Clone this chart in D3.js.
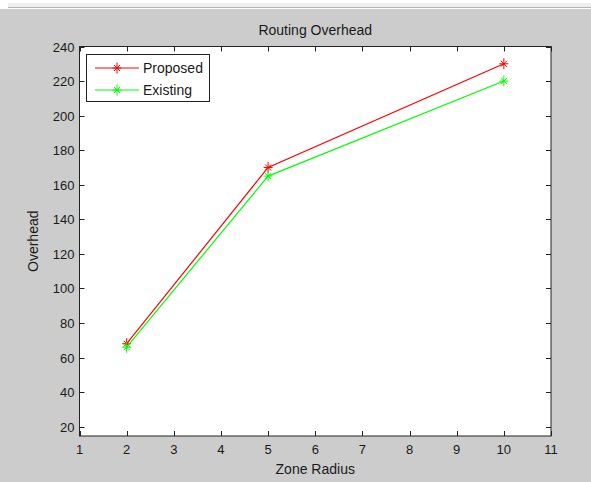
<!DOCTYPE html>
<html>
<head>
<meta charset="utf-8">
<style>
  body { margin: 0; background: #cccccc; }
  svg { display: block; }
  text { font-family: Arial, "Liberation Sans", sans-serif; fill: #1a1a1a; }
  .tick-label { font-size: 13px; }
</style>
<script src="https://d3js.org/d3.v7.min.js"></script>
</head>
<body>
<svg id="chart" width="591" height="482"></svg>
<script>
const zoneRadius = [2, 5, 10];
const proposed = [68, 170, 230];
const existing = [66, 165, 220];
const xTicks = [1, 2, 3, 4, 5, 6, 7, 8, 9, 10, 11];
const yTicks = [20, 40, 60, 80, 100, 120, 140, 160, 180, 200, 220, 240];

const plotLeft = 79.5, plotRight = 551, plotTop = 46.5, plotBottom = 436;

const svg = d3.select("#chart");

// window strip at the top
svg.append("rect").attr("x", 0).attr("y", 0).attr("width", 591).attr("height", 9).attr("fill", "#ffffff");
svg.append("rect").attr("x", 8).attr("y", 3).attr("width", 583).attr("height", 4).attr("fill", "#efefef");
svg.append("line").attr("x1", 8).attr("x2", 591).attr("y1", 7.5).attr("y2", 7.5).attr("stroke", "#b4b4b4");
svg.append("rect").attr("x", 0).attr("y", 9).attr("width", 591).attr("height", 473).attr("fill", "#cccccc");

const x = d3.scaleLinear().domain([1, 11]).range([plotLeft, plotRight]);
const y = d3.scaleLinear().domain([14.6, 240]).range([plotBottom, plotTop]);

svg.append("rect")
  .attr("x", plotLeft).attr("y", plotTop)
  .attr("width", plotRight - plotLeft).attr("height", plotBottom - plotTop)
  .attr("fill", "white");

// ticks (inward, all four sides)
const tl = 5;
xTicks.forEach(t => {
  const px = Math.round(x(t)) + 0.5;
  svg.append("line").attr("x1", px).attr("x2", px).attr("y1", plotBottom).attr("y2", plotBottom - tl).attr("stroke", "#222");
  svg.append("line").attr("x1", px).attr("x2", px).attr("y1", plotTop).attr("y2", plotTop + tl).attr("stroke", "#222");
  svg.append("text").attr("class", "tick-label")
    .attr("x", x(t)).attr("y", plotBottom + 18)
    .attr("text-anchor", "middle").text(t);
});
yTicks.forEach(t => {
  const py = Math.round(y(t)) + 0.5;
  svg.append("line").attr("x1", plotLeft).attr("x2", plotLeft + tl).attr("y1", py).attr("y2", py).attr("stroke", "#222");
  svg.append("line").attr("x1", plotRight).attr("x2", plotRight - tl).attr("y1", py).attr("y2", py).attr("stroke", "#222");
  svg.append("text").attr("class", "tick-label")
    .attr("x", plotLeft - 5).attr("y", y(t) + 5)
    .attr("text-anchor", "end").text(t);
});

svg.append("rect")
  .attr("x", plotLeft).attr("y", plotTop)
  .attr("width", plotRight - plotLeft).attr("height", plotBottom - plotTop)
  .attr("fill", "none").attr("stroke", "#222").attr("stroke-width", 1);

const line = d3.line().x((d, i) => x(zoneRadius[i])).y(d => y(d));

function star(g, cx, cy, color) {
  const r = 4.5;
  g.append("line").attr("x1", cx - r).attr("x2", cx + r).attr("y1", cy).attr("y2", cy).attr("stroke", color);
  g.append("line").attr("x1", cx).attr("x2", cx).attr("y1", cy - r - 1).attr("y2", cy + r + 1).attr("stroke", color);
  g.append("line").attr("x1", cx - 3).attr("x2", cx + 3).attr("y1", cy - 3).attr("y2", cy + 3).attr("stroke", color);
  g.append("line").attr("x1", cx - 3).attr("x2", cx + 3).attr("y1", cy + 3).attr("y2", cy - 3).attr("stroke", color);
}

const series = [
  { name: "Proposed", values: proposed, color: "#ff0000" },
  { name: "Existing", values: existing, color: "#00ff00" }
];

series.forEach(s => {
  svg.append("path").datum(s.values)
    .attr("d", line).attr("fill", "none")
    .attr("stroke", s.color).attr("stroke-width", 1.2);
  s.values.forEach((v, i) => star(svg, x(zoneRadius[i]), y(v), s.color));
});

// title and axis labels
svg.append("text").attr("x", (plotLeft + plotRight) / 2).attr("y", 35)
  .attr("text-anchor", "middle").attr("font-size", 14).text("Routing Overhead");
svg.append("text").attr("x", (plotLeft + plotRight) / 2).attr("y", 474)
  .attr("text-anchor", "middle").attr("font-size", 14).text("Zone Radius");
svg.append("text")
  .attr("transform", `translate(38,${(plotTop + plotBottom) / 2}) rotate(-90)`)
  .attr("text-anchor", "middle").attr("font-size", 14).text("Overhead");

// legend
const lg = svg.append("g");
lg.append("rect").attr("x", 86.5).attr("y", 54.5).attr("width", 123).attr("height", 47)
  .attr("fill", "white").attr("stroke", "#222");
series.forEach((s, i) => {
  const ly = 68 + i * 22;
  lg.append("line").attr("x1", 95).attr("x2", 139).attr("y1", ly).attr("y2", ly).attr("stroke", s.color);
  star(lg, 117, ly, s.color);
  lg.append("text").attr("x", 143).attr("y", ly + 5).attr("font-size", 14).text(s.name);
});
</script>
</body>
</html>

--- TASK ---
Repeat the material above word for word and skip every image in it.

--- ANSWER IN FULL ---
Clone this chart in D3.js.
<!DOCTYPE html>
<html>
<head>
<meta charset="utf-8">
<style>
  body { margin: 0; background: #cccccc; }
  svg { display: block; }
  text { font-family: Arial, "Liberation Sans", sans-serif; fill: #1a1a1a; }
  .tick-label { font-size: 13px; }
</style>
<script src="https://d3js.org/d3.v7.min.js"></script>
</head>
<body>
<svg id="chart" width="591" height="482"></svg>
<script>
const zoneRadius = [2, 5, 10];
const proposed = [68, 170, 230];
const existing = [66, 165, 220];
const xTicks = [1, 2, 3, 4, 5, 6, 7, 8, 9, 10, 11];
const yTicks = [20, 40, 60, 80, 100, 120, 140, 160, 180, 200, 220, 240];

const plotLeft = 79.5, plotRight = 551, plotTop = 46.5, plotBottom = 436;

const svg = d3.select("#chart");

// window strip at the top
svg.append("rect").attr("x", 0).attr("y", 0).attr("width", 591).attr("height", 9).attr("fill", "#ffffff");
svg.append("rect").attr("x", 8).attr("y", 3).attr("width", 583).attr("height", 4).attr("fill", "#efefef");
svg.append("line").attr("x1", 8).attr("x2", 591).attr("y1", 7.5).attr("y2", 7.5).attr("stroke", "#b4b4b4");
svg.append("rect").attr("x", 0).attr("y", 9).attr("width", 591).attr("height", 473).attr("fill", "#cccccc");

const x = d3.scaleLinear().domain([1, 11]).range([plotLeft, plotRight]);
const y = d3.scaleLinear().domain([14.6, 240]).range([plotBottom, plotTop]);

svg.append("rect")
  .attr("x", plotLeft).attr("y", plotTop)
  .attr("width", plotRight - plotLeft).attr("height", plotBottom - plotTop)
  .attr("fill", "white");

// ticks (inward, all four sides)
const tl = 5;
xTicks.forEach(t => {
  const px = Math.round(x(t)) + 0.5;
  svg.append("line").attr("x1", px).attr("x2", px).attr("y1", plotBottom).attr("y2", plotBottom - tl).attr("stroke", "#222");
  svg.append("line").attr("x1", px).attr("x2", px).attr("y1", plotTop).attr("y2", plotTop + tl).attr("stroke", "#222");
  svg.append("text").attr("class", "tick-label")
    .attr("x", x(t)).attr("y", plotBottom + 18)
    .attr("text-anchor", "middle").text(t);
});
yTicks.forEach(t => {
  const py = Math.round(y(t)) + 0.5;
  svg.append("line").attr("x1", plotLeft).attr("x2", plotLeft + tl).attr("y1", py).attr("y2", py).attr("stroke", "#222");
  svg.append("line").attr("x1", plotRight).attr("x2", plotRight - tl).attr("y1", py).attr("y2", py).attr("stroke", "#222");
  svg.append("text").attr("class", "tick-label")
    .attr("x", plotLeft - 5).attr("y", y(t) + 5)
    .attr("text-anchor", "end").text(t);
});

svg.append("rect")
  .attr("x", plotLeft).attr("y", plotTop)
  .attr("width", plotRight - plotLeft).attr("height", plotBottom - plotTop)
  .attr("fill", "none").attr("stroke", "#222").attr("stroke-width", 1);

const line = d3.line().x((d, i) => x(zoneRadius[i])).y(d => y(d));

function star(g, cx, cy, color) {
  const r = 4.5;
  g.append("line").attr("x1", cx - r).attr("x2", cx + r).attr("y1", cy).attr("y2", cy).attr("stroke", color);
  g.append("line").attr("x1", cx).attr("x2", cx).attr("y1", cy - r - 1).attr("y2", cy + r + 1).attr("stroke", color);
  g.append("line").attr("x1", cx - 3).attr("x2", cx + 3).attr("y1", cy - 3).attr("y2", cy + 3).attr("stroke", color);
  g.append("line").attr("x1", cx - 3).attr("x2", cx + 3).attr("y1", cy + 3).attr("y2", cy - 3).attr("stroke", color);
}

const series = [
  { name: "Proposed", values: proposed, color: "#ff0000" },
  { name: "Existing", values: existing, color: "#00ff00" }
];

series.forEach(s => {
  svg.append("path").datum(s.values)
    .attr("d", line).attr("fill", "none")
    .attr("stroke", s.color).attr("stroke-width", 1.2);
  s.values.forEach((v, i) => star(svg, x(zoneRadius[i]), y(v), s.color));
});

// title and axis labels
svg.append("text").attr("x", (plotLeft + plotRight) / 2).attr("y", 35)
  .attr("text-anchor", "middle").attr("font-size", 14).text("Routing Overhead");
svg.append("text").attr("x", (plotLeft + plotRight) / 2).attr("y", 474)
  .attr("text-anchor", "middle").attr("font-size", 14).text("Zone Radius");
svg.append("text")
  .attr("transform", `translate(38,${(plotTop + plotBottom) / 2}) rotate(-90)`)
  .attr("text-anchor", "middle").attr("font-size", 14).text("Overhead");

// legend
const lg = svg.append("g");
lg.append("rect").attr("x", 86.5).attr("y", 54.5).attr("width", 123).attr("height", 47)
  .attr("fill", "white").attr("stroke", "#222");
series.forEach((s, i) => {
  const ly = 68 + i * 22;
  lg.append("line").attr("x1", 95).attr("x2", 139).attr("y1", ly).attr("y2", ly).attr("stroke", s.color);
  star(lg, 117, ly, s.color);
  lg.append("text").attr("x", 143).attr("y", ly + 5).attr("font-size", 14).text(s.name);
});
</script>
</body>
</html>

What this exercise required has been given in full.